Commentary: Why "Good Enough" Is Good Enough

Imperfect technology greases innovation--and the whole marketplace

By Stephen Baker

Say you have a crucial conference call in an hour and your phone goes dead. What do you do? A generation ago, this wasn't much of an issue, at least in the U.S. Phones in the days of the Bell monopoly were engineered to be "mission critical." You picked up one of those heavy receivers back then, and the dial tone was as prompt and reliable as water from the tap. It worked.

Yet these days, even as we pack global multimedia in our pockets, phone service sometimes seems to march backward. Andy Beal was one of 220 million subscribers to Skype, the cut-rate Internet telephony service owned by eBay (EBAY ), who saw the service go dark on Aug. 16. A software glitch kept it down for the next two days. Founder of the Raleigh (N.C.) Internet marketing consultancy Marketing Pilgrim, Beal learned that Skype was out an hour before clients were to call him from Holland. He had to message them in a hurry, telling them to call his tenuous backup: the cell phone. "It was embarrassing," he says. But at least the cell phone worked--which isn't always the case.

Are communications getting worse? Not by a long shot. We're surrounded by miraculous machines and services, most of them calibrated to a level software engineers have long called "good enough." In the right circumstances, good enough is great for the entire economy. A marketplace that's not hung up on fail-safe standards is open to risk and innovation, and drives down prices. Ever since the dawn of the PC--the archetype for a good-enough machine--inventors have been freer than ever to piece together and launch their visions. Some are brilliant, some are half-baked, many are a blend of the two. A precious few are up and running 99.999% of the time--Bell's old standard. But they cost far less to build.

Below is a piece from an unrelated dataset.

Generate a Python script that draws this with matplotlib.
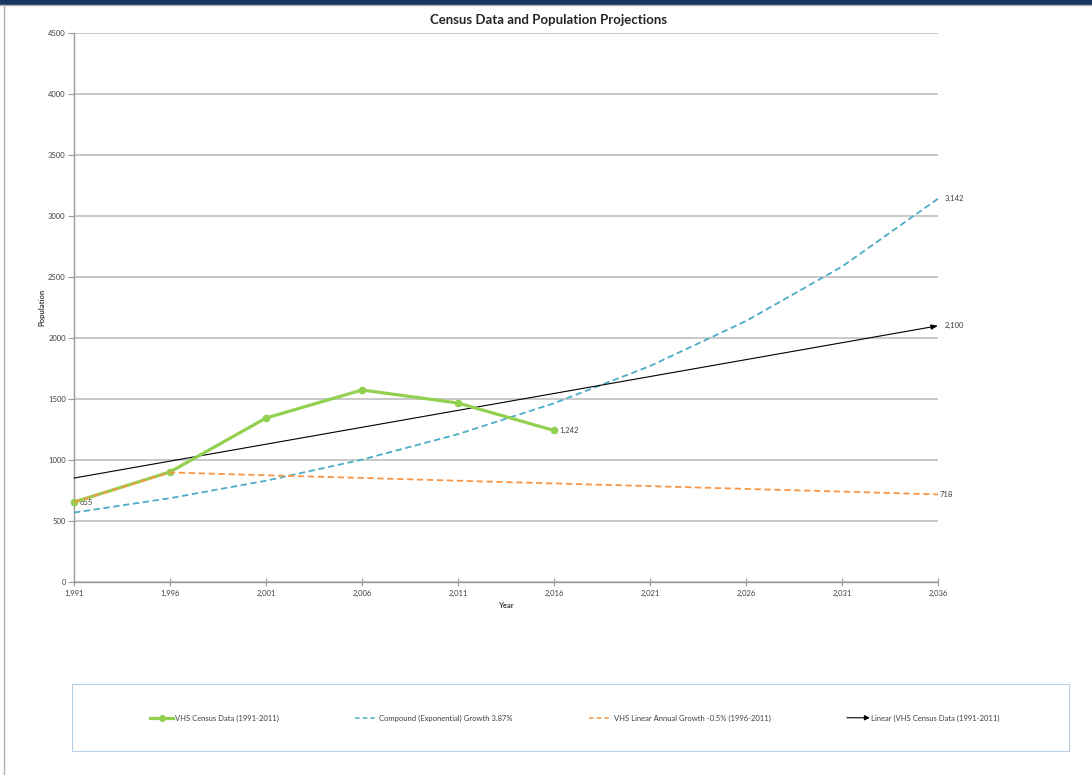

The rise of good-enough technology raises different questions for do-it-yourselfers and major corporations alike. It's no longer whether we can afford a technology, but more often whether we can afford the disruption if and when it fails. Is it critical? Do we have backup in place? Many of us face this question every time we venture from our office with a cell phone. We don't have "one machine that works all the time," says Dave Morgan, chairman of Tacoda Inc., a New York advertising company. "We have lots of alternatives that work most of the time."

The upside of this sloppy status quo is enormous. Consider Andy Beal. He pays Skype about $60 a year, plus a couple cents for foreign calls. This gives him global telephony wherever he wanders with his laptop. He calls the service "seamless." He recently switched most of his office work--including e-mail, contacts, and calendar--to free Web services. This, of course, entails risk. In late July, an electrical outage in San Francisco brought some of the biggest sites, from Craigslist to Second Life, crashing down for 12 hours.

Beal's data reside on Google (GOOG ). The search giant is in fact an example of a major corporation that, like so many small fry, bets its business on good-enough technology. Google's data centers, the heart of the company's operations, consist of hundreds of thousands of commodity computers wired into a vast global network. These computers are little more reliable than yours or mine. Many die and are replaced every week. It could be that one of them at this very minute is issuing its dying blinks--and taking down Andy Beal's contact data with it. But if Google is working as designed, it links customers to another copy of those files or Web pages stored elsewhere on the network. Every computer has a legion of backups. Success, in the good-enough economy, means racing ahead even as the machines supporting us sputter and break.